La CGT « opposée à ces exceptions à la règle »En 2007, la préfecture a autorisé 31 nouveaux commerces à ouvrir dans les 7 zones touristiques de Paris, 15 en 2008. La liste des enseignes autorisées et de celles ayant reçu un avis défavorable peut surprendre: un magasin de lunettes de soleil a reçu un feu vert, ce qui n’est pas le cas d’un opticien. Une boutique de déco s’est vue interdite d’ouverture dominicale alors que des magasins d’antiquités et de mobilier d’art ont été plus chanceux. Autre surprise : une boutique d’astrologie a eu le droit d’ouvrir le 7 e jour.

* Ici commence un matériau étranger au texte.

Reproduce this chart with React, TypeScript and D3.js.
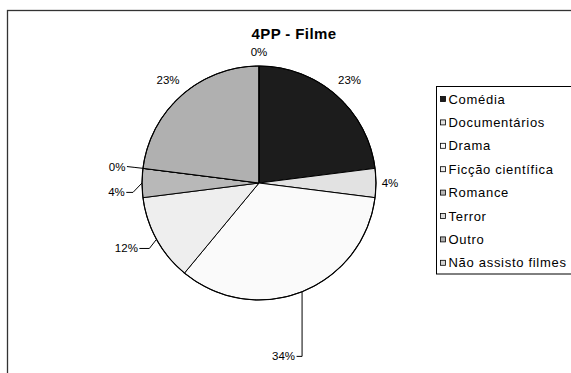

« Nous sommes opposés à toutes ces exceptions à la règle, explique Karl Ghasi, secrétaire général de la CGT commerce de Paris. Ces exceptions génèrent des cas de concurrence déloyale dans les zones touristiques. Et ces situations bancales mènent par petites touches à la déréglementation complète ! Petit à petit, on veut faire travailler l’ensemble de la société le dimanche. » A la mairie de Paris, Lyne Cohen-Solal, l’adjointe chargée du commerce, est plus prudente: « Pour les Champs-Elysées, il faut regarder ce qui sera proposé, mais nous voulons voir les conditions sur les salaires, le volontariat. Pour nous, l’ouverture généralisée dans les zones touristiques provoquerait aussi une hausse encore plus importante des loyers, alors même que nous essayons de maintenir une diversité sur les Champs-Elysées. Notre souci, ce sont les cinémas ou les boulangeries dans le Marais, pas forcément les grandes chaînes! »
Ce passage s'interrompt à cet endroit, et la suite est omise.